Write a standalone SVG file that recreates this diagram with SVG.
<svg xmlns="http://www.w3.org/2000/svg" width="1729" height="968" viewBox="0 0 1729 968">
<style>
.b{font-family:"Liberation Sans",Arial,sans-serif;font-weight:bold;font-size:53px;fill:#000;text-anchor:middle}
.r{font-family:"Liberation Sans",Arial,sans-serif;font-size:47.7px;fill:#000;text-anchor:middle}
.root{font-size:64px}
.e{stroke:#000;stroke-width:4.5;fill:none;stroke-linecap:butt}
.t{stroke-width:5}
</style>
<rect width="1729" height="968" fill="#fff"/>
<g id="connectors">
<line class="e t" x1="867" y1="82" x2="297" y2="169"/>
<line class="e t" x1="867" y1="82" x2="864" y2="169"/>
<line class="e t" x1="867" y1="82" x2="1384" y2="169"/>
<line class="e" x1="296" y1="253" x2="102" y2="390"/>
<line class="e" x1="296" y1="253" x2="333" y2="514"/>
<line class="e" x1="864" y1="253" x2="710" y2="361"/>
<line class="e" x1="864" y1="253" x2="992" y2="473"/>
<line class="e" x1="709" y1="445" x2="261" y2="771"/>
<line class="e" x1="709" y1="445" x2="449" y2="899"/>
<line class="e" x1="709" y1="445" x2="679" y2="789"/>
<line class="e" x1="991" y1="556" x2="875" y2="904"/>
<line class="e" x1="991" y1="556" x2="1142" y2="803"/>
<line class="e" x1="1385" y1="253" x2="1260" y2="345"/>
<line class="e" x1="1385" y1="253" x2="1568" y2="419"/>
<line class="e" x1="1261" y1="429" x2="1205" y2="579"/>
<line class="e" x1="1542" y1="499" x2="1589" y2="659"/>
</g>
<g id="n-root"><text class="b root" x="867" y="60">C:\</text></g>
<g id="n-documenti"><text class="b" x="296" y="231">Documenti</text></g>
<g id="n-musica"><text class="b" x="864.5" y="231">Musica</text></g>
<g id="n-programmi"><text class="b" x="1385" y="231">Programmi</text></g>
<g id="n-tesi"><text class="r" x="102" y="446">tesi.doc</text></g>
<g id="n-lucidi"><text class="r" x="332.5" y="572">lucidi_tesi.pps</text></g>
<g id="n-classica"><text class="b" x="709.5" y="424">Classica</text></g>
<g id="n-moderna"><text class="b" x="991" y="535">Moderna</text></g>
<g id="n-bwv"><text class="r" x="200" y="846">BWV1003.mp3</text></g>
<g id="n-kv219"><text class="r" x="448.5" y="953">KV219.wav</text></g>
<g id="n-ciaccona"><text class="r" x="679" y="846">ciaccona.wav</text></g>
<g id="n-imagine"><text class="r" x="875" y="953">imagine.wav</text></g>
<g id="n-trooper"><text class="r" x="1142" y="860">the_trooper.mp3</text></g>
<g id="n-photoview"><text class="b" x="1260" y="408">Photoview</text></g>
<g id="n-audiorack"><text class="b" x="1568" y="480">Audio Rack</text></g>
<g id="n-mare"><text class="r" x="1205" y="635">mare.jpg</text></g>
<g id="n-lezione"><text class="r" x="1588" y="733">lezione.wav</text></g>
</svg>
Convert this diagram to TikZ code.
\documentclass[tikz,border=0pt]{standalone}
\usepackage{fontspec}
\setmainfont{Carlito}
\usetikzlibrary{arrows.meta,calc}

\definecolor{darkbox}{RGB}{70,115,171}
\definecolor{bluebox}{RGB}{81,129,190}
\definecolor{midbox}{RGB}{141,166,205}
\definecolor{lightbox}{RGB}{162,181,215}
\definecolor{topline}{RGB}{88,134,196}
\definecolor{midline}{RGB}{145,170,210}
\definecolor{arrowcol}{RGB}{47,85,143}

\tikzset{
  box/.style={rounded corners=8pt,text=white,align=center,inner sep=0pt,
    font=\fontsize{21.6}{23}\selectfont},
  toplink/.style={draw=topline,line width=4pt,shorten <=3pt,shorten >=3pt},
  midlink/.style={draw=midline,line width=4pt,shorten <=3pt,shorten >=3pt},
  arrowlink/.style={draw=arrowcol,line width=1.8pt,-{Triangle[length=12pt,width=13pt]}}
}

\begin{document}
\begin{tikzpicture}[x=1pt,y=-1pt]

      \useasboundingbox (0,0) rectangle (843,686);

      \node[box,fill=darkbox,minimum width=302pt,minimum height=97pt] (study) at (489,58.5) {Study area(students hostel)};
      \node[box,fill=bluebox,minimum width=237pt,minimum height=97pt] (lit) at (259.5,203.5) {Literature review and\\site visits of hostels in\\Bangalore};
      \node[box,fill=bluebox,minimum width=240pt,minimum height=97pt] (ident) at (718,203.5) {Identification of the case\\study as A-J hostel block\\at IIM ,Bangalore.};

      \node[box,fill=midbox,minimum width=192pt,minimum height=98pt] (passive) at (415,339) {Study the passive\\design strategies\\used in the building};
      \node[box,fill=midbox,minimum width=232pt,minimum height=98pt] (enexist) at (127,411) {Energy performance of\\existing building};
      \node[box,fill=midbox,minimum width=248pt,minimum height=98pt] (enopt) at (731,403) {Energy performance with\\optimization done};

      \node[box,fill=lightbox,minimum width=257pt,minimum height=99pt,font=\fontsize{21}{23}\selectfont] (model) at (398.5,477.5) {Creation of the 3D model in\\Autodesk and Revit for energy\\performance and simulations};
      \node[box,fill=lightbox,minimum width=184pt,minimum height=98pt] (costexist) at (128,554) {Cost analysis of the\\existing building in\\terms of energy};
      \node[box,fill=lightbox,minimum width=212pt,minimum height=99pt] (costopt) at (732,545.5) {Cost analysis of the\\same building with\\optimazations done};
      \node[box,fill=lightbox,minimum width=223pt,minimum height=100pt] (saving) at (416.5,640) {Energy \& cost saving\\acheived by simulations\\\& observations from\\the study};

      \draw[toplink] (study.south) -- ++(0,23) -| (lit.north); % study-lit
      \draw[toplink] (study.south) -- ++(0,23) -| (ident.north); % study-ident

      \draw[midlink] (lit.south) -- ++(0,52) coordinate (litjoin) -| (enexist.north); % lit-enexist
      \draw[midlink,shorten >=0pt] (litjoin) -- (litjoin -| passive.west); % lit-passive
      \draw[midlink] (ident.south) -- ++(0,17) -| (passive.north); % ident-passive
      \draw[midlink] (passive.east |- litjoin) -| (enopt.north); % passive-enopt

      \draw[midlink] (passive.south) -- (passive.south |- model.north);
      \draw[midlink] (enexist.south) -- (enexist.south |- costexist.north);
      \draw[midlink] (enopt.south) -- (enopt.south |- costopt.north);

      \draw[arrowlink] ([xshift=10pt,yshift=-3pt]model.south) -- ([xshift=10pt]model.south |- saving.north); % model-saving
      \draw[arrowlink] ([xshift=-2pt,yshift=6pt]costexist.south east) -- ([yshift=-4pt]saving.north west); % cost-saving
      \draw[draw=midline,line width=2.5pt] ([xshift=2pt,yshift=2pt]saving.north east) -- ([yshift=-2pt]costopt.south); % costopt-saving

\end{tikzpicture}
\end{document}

*SET TASK*.
Give the records above again, word for word.

*EXPECTED ANSWER*.
Write a standalone SVG file that recreates this diagram with SVG.
<svg xmlns="http://www.w3.org/2000/svg" width="1729" height="968" viewBox="0 0 1729 968">
<style>
.b{font-family:"Liberation Sans",Arial,sans-serif;font-weight:bold;font-size:53px;fill:#000;text-anchor:middle}
.r{font-family:"Liberation Sans",Arial,sans-serif;font-size:47.7px;fill:#000;text-anchor:middle}
.root{font-size:64px}
.e{stroke:#000;stroke-width:4.5;fill:none;stroke-linecap:butt}
.t{stroke-width:5}
</style>
<rect width="1729" height="968" fill="#fff"/>
<g id="connectors">
<line class="e t" x1="867" y1="82" x2="297" y2="169"/>
<line class="e t" x1="867" y1="82" x2="864" y2="169"/>
<line class="e t" x1="867" y1="82" x2="1384" y2="169"/>
<line class="e" x1="296" y1="253" x2="102" y2="390"/>
<line class="e" x1="296" y1="253" x2="333" y2="514"/>
<line class="e" x1="864" y1="253" x2="710" y2="361"/>
<line class="e" x1="864" y1="253" x2="992" y2="473"/>
<line class="e" x1="709" y1="445" x2="261" y2="771"/>
<line class="e" x1="709" y1="445" x2="449" y2="899"/>
<line class="e" x1="709" y1="445" x2="679" y2="789"/>
<line class="e" x1="991" y1="556" x2="875" y2="904"/>
<line class="e" x1="991" y1="556" x2="1142" y2="803"/>
<line class="e" x1="1385" y1="253" x2="1260" y2="345"/>
<line class="e" x1="1385" y1="253" x2="1568" y2="419"/>
<line class="e" x1="1261" y1="429" x2="1205" y2="579"/>
<line class="e" x1="1542" y1="499" x2="1589" y2="659"/>
</g>
<g id="n-root"><text class="b root" x="867" y="60">C:\</text></g>
<g id="n-documenti"><text class="b" x="296" y="231">Documenti</text></g>
<g id="n-musica"><text class="b" x="864.5" y="231">Musica</text></g>
<g id="n-programmi"><text class="b" x="1385" y="231">Programmi</text></g>
<g id="n-tesi"><text class="r" x="102" y="446">tesi.doc</text></g>
<g id="n-lucidi"><text class="r" x="332.5" y="572">lucidi_tesi.pps</text></g>
<g id="n-classica"><text class="b" x="709.5" y="424">Classica</text></g>
<g id="n-moderna"><text class="b" x="991" y="535">Moderna</text></g>
<g id="n-bwv"><text class="r" x="200" y="846">BWV1003.mp3</text></g>
<g id="n-kv219"><text class="r" x="448.5" y="953">KV219.wav</text></g>
<g id="n-ciaccona"><text class="r" x="679" y="846">ciaccona.wav</text></g>
<g id="n-imagine"><text class="r" x="875" y="953">imagine.wav</text></g>
<g id="n-trooper"><text class="r" x="1142" y="860">the_trooper.mp3</text></g>
<g id="n-photoview"><text class="b" x="1260" y="408">Photoview</text></g>
<g id="n-audiorack"><text class="b" x="1568" y="480">Audio Rack</text></g>
<g id="n-mare"><text class="r" x="1205" y="635">mare.jpg</text></g>
<g id="n-lezione"><text class="r" x="1588" y="733">lezione.wav</text></g>
</svg>
Convert this diagram to TikZ code.
\documentclass[tikz,border=0pt]{standalone}
\usepackage{fontspec}
\setmainfont{Carlito}
\usetikzlibrary{arrows.meta,calc}

\definecolor{darkbox}{RGB}{70,115,171}
\definecolor{bluebox}{RGB}{81,129,190}
\definecolor{midbox}{RGB}{141,166,205}
\definecolor{lightbox}{RGB}{162,181,215}
\definecolor{topline}{RGB}{88,134,196}
\definecolor{midline}{RGB}{145,170,210}
\definecolor{arrowcol}{RGB}{47,85,143}

\tikzset{
  box/.style={rounded corners=8pt,text=white,align=center,inner sep=0pt,
    font=\fontsize{21.6}{23}\selectfont},
  toplink/.style={draw=topline,line width=4pt,shorten <=3pt,shorten >=3pt},
  midlink/.style={draw=midline,line width=4pt,shorten <=3pt,shorten >=3pt},
  arrowlink/.style={draw=arrowcol,line width=1.8pt,-{Triangle[length=12pt,width=13pt]}}
}

\begin{document}
\begin{tikzpicture}[x=1pt,y=-1pt]

      \useasboundingbox (0,0) rectangle (843,686);

      \node[box,fill=darkbox,minimum width=302pt,minimum height=97pt] (study) at (489,58.5) {Study area(students hostel)};
      \node[box,fill=bluebox,minimum width=237pt,minimum height=97pt] (lit) at (259.5,203.5) {Literature review and\\site visits of hostels in\\Bangalore};
      \node[box,fill=bluebox,minimum width=240pt,minimum height=97pt] (ident) at (718,203.5) {Identification of the case\\study as A-J hostel block\\at IIM ,Bangalore.};

      \node[box,fill=midbox,minimum width=192pt,minimum height=98pt] (passive) at (415,339) {Study the passive\\design strategies\\used in the building};
      \node[box,fill=midbox,minimum width=232pt,minimum height=98pt] (enexist) at (127,411) {Energy performance of\\existing building};
      \node[box,fill=midbox,minimum width=248pt,minimum height=98pt] (enopt) at (731,403) {Energy performance with\\optimization done};

      \node[box,fill=lightbox,minimum width=257pt,minimum height=99pt,font=\fontsize{21}{23}\selectfont] (model) at (398.5,477.5) {Creation of the 3D model in\\Autodesk and Revit for energy\\performance and simulations};
      \node[box,fill=lightbox,minimum width=184pt,minimum height=98pt] (costexist) at (128,554) {Cost analysis of the\\existing building in\\terms of energy};
      \node[box,fill=lightbox,minimum width=212pt,minimum height=99pt] (costopt) at (732,545.5) {Cost analysis of the\\same building with\\optimazations done};
      \node[box,fill=lightbox,minimum width=223pt,minimum height=100pt] (saving) at (416.5,640) {Energy \& cost saving\\acheived by simulations\\\& observations from\\the study};

      \draw[toplink] (study.south) -- ++(0,23) -| (lit.north); % study-lit
      \draw[toplink] (study.south) -- ++(0,23) -| (ident.north); % study-ident

      \draw[midlink] (lit.south) -- ++(0,52) coordinate (litjoin) -| (enexist.north); % lit-enexist
      \draw[midlink,shorten >=0pt] (litjoin) -- (litjoin -| passive.west); % lit-passive
      \draw[midlink] (ident.south) -- ++(0,17) -| (passive.north); % ident-passive
      \draw[midlink] (passive.east |- litjoin) -| (enopt.north); % passive-enopt

      \draw[midlink] (passive.south) -- (passive.south |- model.north);
      \draw[midlink] (enexist.south) -- (enexist.south |- costexist.north);
      \draw[midlink] (enopt.south) -- (enopt.south |- costopt.north);

      \draw[arrowlink] ([xshift=10pt,yshift=-3pt]model.south) -- ([xshift=10pt]model.south |- saving.north); % model-saving
      \draw[arrowlink] ([xshift=-2pt,yshift=6pt]costexist.south east) -- ([yshift=-4pt]saving.north west); % cost-saving
      \draw[draw=midline,line width=2.5pt] ([xshift=2pt,yshift=2pt]saving.north east) -- ([yshift=-2pt]costopt.south); % costopt-saving

\end{tikzpicture}
\end{document}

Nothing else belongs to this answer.